SELECT * from table_b;
Using Hadoop Catalog¶
Iceberg tables created using HadoopCatalog
are stored entirely in a directory in a filesystem like HDFS.
Create an Iceberg table¶
The first step is to create an Iceberg table using the Spark/Java/Python API and HadoopCatalog
. For the purposes of this documentation we will assume that the fully qualified table identifier is database_a.table_c
and that the Hadoop Catalog warehouse location is hdfs://some_bucket/path_to_hadoop_warehouse
. Iceberg will therefore create the table at the location hdfs://some_bucket/path_to_hadoop_warehouse/database_a/table_c
.
Create a Hive table¶
Now overlay a Hive table on top of this Iceberg table by issuing Hive DDL like so:
CREATE EXTERNAL TABLE database_a.table_c
STORED BY 'org.apache.iceberg.mr.hive.HiveIcebergStorageHandler'
LOCATION 'hdfs://some_bucket/path_to_hadoop_warehouse/database_a/table_c'
TBLPROPERTIES (
'iceberg.mr.catalog'='hadoop',
'iceberg.mr.catalog.hadoop.warehouse.location'='hdfs://some_bucket/path_to_hadoop_warehouse')
;
Note that the Hive database and table name must match the values used in the Iceberg TableIdentifier
when the table was created.
It is possible to omit either or both of the table properties but instead you will then need to set these when reading from the table. Generally it is recommended to set them at table creation time so you can query tables created by different catalogs.

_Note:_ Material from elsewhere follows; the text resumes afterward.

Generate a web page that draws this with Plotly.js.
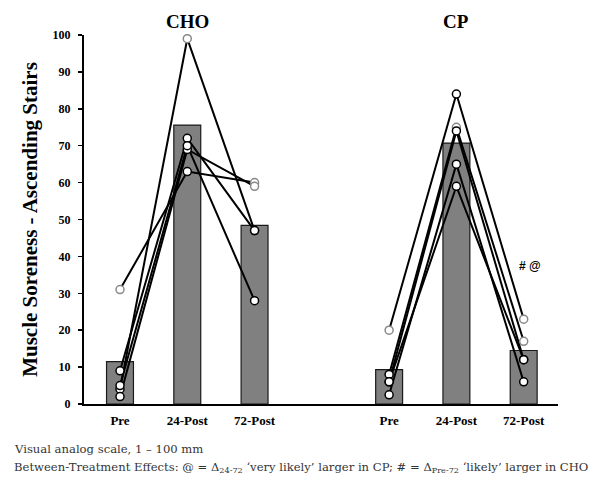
<!DOCTYPE html>
<html>
<head>
<meta charset="utf-8">
<script src="https://cdn.plot.ly/plotly-3.0.1.min.js"></script>
<style>html,body{margin:0;padding:0;background:#fff;}#chart{width:592px;height:478px;}</style>
</head>
<body>
<div id="chart"></div>
<script>
// ---- data ----
const groups = ["CHO", "CP"];
const timepoints = ["Pre", "24-Post", "72-Post"];
const choMeans = [11.5, 75.6, 48.4];
const cpMeans = [9.3, 70.7, 14.5];
// individual subjects (Pre, 24-Post, 72-Post)
const choSubjects = [
  [31, 63, 60],
  [4, 99, 47],
  [9, 72, 47],
  [2, 69, 59],
  [5, 70, 28]
];
const cpSubjects = [
  [20, 84, 23],
  [8, 75, 17],
  [6, 74, 12],
  [2.5, 65, 6],
  [6, 59, 12]
];
const choOpenGrey = [[true, false, true], [false, true, false], [false, false, false], [false, false, true], [false, false, false]];
const cpOpenGrey = [[true, false, true], [false, true, true], [false, false, false], [false, false, false], [false, false, false]];
const sigLabel = "# @";
const sigValue = 37.3;

// ---- build ----
const gap = 4; // slots between group starts
const pos = (g, i) => g * gap + i;
const meansByGroup = [choMeans, cpMeans];
const subjByGroup = [choSubjects, cpSubjects];
const greyByGroup = [choOpenGrey, cpOpenGrey];

const traces = [];
groups.forEach((g, gi) => {
  traces.push({
    type: "bar",
    x: timepoints.map((t, i) => pos(gi, i)),
    y: meansByGroup[gi],
    width: 0.4,
    marker: {color: "#808080", line: {color: "#1a1a1a", width: 1.2}},
    hoverinfo: "skip",
    showlegend: false
  });
});
groups.forEach((g, gi) => {
  subjByGroup[gi].forEach(s => {
    traces.push({
      type: "scatter", mode: "lines",
      x: timepoints.map((t, i) => pos(gi, i)), y: s,
      line: {color: "#000", width: 2},
      showlegend: false, hoverinfo: "skip"
    });
  });
});
groups.forEach((g, gi) => {
  subjByGroup[gi].forEach((s, si) => {
    traces.push({
      type: "scatter", mode: "markers",
      x: timepoints.map((t, i) => pos(gi, i)), y: s,
      marker: {size: 8, color: "#fff",
        line: {color: greyByGroup[gi][si].map(v => v ? "#888" : "#000"), width: 1.5}},
      showlegend: false, hoverinfo: "skip", cliponaxis: false
    });
  });
});

const tickvals = [], ticktext = [];
groups.forEach((g, gi) => timepoints.forEach((t, i) => { tickvals.push(pos(gi, i)); ticktext.push(t); }));

const serif = "Liberation Serif, Times New Roman, serif";
const footSerif = "DejaVu Serif, serif";
const annotations = groups.map((g, gi) => ({
  x: pos(gi, 1), xref: "x", y: 1.0365, yref: "paper", yanchor: "middle",
  text: "<b>" + g + "</b>", showarrow: false,
  font: {family: serif, size: 19, color: "#000"}
}));
annotations.push({
  x: pos(1, 2) + 0.1, xref: "x", y: sigValue, yref: "y",
  text: "<b>" + sigLabel + "</b>", showarrow: false,
  font: {family: "Liberation Sans, Arial, sans-serif", size: 12, color: "#000"}
});
annotations.push({
  x: -0.152, xref: "paper", xanchor: "left", y: -0.123, yref: "paper", yanchor: "middle",
  text: "Visual analog scale, 1 \u2013 100 mm", showarrow: false,
  font: {family: footSerif, size: 11.6, color: "#333"}
});
annotations.push({
  x: -0.152, xref: "paper", xanchor: "left", y: -0.171, yref: "paper", yanchor: "middle",
  text: "Between-Treatment Effects: @ = \u0394<sub>24-72</sub> \u2018very likely\u2019 larger in CP; # = \u0394<sub>Pre-72</sub> \u2018likely\u2019 larger in CHO",
  showarrow: false,
  font: {family: footSerif, size: 11.6, color: "#333"}
});

const layout = {
  width: 592, height: 478,
  margin: {l: 84, r: 34, t: 34.5, b: 73.5},
  paper_bgcolor: "#fff", plot_bgcolor: "#fff",
  showlegend: false,
  barmode: "overlay",
  xaxis: {
    range: [-0.535, 6.51], tickvals: tickvals, ticktext: ticktext,
    showgrid: false, zeroline: false, showline: true, linecolor: "#000", linewidth: 2,
    ticks: "", ticklabelstandoff: 3,
    tickfont: {family: serif, size: 13, color: "#000", weight: "bold"}
  },
  yaxis: {
    range: [0, 100], dtick: 10, showgrid: false, zeroline: false,
    showline: true, linecolor: "#000", linewidth: 2,
    ticks: "outside", ticklen: 4, tickwidth: 1.5, tickcolor: "#000",
    ticklabelstandoff: 5,
    tickfont: {family: serif, size: 12, color: "#000", weight: "bold"},
    title: {text: "<b>Muscle Soreness - Ascending Stairs</b>", standoff: 9,
      font: {family: serif, size: 21, color: "#000"}}
  },
  annotations: annotations
};
Plotly.newPlot("chart", traces, layout, {staticPlot: true, displayModeBar: false});
</script>
</body>
</html>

Query the Iceberg table via Hive¶
You should now be able to issue Hive SQL SELECT
queries using the above table and see the results returned from the underlying Iceberg table.
SELECT * from database_a.table_c;
Features¶
Predicate pushdown¶
Pushdown of the Hive SQL WHERE
clause has been implemented so that these filters are used at the Iceberg TableScan level as well as by the Parquet and ORC Readers.
Column Projection¶
Columns from the Hive SQL SELECT
clause are projected down to the Iceberg readers to reduce the number of columns read.
Hive Query Engines¶
Both the Map Reduce and Tez query execution engines are supported.